In the early '00s, I worked as a freelancer for a publication two floors below Vogue — pre-Devil Wears Prada. Each sighting of Anna Wintour, no matter from how great a distance, was terrifying enough to immobilize me for a few seconds, leading to a sweaty paralysis when I found myself alone with her in an elevator. Wintour's arctic imperiousness has a way of creating the most masochistic deference, a dynamic that R.J. Cutler superficially explores — and becomes prone to — in his documentary The September Issue.
Cutler, one of the producers of 1993's The War Room, was granted full access by Wintour to film the creation of her magazine's September 2007 issue, which, at 840 pages, was the largest in Vogue's history. Who knows why the infamously aloof and inscrutable editor chose to cooperate — perhaps to do Miranda Priestly better than Meryl Streep or to quell rumors that she would be replaced by French Vogue Editor-in-Chief Carine Roitfeld. But her blessing seems to account for her kind treatment here; none of Wintour's many detractors speak in the film. Though Wintour is definitely shown as curt, dismissive, and demanding, Cutler includes this explanation from gung-ho Vogue Publisher Tom Florio: "I don't find her hidden. I just don't find her accessible to people she doesn't need to be accessible to. She's busy. She's not warm and friendly."
Filmed in tight close-up at the doc's beginning, Wintour's pageboy-bob helmet remains immovable. Wintour offers, smiling as best she can, her own unconvincing defense of her life's work to naysayers: "People are frightened of fashion. Because it scares them or makes them nervous, they put it down. There is something about fashion that can make people very nervous." Those people might include Wintour's beloved daughter, Bee, who says she would prefer a career in law to fashion. "It's a really weird industry for me," Bee says. "Sorry, Mommy." Or the editor's three far more civic-minded siblings, of whom Wintour, in her most revealing moment, can only say, "I think they're very amused by what I do."
The quick peeks into Her Highness' inner life break up Cutler's too-often-rushed, montage-heavy countdown of the frenzied months leading up to that behemoth issue, capturing the desperate attempts of Vogue staffers to please their boss and their singular, gnomic pronouncements at meetings: "The jacket is the new coat." Even Vogue's queenly editor-at-large, André Leon Talley, must bend to madame's will, explaining his presence on a tennis court: "Miss Wintour said I had to lose weight.

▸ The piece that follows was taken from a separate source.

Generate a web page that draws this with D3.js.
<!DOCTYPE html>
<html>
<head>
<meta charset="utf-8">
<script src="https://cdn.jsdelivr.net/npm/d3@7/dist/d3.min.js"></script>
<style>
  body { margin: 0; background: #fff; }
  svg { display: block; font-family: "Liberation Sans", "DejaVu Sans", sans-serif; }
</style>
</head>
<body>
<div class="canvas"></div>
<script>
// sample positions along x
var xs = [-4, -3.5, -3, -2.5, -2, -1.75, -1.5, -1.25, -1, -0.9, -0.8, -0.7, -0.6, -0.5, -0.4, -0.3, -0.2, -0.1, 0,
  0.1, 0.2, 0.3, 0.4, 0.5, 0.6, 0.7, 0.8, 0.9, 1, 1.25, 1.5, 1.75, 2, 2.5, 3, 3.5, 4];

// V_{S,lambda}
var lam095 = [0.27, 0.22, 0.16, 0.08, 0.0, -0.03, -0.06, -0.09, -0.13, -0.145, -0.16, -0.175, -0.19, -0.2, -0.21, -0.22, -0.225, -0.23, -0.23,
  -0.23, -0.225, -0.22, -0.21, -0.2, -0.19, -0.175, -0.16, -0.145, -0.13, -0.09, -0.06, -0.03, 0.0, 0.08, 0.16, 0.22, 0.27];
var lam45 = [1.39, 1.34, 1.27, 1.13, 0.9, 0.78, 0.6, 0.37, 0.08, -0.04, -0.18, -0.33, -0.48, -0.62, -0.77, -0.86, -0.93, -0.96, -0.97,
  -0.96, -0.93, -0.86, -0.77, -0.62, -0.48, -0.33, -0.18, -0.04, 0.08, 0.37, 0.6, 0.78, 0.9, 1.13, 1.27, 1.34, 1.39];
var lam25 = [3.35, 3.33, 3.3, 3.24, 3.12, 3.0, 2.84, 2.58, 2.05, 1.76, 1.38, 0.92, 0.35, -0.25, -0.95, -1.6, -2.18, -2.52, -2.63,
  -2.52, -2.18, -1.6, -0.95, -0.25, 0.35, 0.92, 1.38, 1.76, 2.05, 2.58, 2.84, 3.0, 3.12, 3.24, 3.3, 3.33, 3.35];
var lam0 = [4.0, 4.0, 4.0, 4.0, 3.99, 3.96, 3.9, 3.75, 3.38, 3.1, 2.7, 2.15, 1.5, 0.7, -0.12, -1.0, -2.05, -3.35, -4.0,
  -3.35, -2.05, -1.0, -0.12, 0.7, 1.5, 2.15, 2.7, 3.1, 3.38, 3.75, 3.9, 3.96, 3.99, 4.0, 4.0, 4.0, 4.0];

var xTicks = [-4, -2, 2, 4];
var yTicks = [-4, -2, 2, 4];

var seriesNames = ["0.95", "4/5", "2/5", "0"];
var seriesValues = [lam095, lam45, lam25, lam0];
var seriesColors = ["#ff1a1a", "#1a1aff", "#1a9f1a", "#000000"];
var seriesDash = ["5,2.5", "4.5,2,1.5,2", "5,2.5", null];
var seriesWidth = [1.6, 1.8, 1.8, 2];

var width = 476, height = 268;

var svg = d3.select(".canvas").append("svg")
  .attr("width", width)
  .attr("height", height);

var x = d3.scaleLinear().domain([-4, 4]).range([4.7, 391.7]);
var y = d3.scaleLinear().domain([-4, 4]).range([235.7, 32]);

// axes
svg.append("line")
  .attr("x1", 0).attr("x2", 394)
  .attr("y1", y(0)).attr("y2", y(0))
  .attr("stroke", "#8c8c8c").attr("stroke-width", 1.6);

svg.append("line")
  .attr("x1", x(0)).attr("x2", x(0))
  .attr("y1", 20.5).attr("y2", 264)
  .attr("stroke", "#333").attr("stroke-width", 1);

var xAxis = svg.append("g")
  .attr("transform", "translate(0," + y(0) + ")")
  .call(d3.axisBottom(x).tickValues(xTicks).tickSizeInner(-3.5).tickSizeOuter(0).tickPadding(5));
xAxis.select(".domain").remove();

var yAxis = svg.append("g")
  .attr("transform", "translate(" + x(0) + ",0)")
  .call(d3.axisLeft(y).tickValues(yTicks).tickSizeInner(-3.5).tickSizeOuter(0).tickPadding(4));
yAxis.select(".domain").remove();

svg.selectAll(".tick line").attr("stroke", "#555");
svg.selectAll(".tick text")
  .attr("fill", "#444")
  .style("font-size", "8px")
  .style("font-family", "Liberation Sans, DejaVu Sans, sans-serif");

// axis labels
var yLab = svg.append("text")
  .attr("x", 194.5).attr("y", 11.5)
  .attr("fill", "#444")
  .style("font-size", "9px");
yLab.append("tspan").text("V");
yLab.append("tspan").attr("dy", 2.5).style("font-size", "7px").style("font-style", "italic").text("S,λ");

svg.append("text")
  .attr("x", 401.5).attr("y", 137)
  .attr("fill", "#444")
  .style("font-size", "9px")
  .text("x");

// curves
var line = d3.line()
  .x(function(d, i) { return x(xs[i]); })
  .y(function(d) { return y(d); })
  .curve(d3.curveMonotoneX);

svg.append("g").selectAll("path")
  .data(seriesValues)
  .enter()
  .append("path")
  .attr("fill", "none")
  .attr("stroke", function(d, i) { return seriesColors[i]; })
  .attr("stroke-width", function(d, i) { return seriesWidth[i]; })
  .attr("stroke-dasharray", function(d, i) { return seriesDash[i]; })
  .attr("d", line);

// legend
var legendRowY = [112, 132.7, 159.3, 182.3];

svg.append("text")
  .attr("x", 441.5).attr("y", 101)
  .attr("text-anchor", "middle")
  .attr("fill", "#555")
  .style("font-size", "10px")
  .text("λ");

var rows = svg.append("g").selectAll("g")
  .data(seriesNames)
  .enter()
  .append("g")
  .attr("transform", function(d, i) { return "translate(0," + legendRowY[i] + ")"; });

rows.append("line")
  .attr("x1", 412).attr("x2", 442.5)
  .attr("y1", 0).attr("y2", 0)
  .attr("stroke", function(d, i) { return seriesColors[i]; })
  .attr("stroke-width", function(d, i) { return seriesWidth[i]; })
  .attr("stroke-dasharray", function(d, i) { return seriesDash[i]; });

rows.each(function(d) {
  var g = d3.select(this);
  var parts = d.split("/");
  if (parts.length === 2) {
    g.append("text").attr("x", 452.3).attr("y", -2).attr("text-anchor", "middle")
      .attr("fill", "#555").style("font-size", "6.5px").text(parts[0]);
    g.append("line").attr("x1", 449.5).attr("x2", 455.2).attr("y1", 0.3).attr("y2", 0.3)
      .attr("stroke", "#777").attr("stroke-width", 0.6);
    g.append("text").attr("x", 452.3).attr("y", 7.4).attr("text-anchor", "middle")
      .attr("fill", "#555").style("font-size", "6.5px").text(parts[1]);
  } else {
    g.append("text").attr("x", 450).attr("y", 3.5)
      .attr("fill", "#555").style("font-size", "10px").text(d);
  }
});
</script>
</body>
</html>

What Miss Wintour says, goes."
But not always. Grace Coddington, Vogue's creative director and the only one who dares to say no — if not always directly — to Wintour, emerges as The September Issue's true star, or at least the player with the greatest resolve, a devoted romantic who still has the sanest perspective on the industry. A former model from North Wales whose career on the runway ended after a car accident, the flame-haired Coddington started at Vogue the same day as Wintour, beginning a decades-long relationship of both begrudging respect and some inspired passive-aggressive behavior: Coddington is especially gifted at manipulating the presence of Cutler's crew to get what she wants from her boss.
If it feels perverse to cheer when Coddington's lavish visions — including a couture spread at the gardens of Versailles — ultimately dominate the magazine, it's a reminder of what a completely different era two years ago was. The September 2009 Vogue has 256 fewer pages than 2007's; last month, S.I. Newhouse called in consulting firm McKinsey & Co. to audit Condé Nast's spending. During the closing credits of Cutler's film, a scene at a printing press depicts the assembly of the doorstopper issue as lovingly as similar moments in the broadsheet-dramas The Soloist and State of Play. "I get very angry," Wintour notes in confessional mode about the demands of her position. "When I find myself getting really angry, I'll leave." The choice may not be hers to make.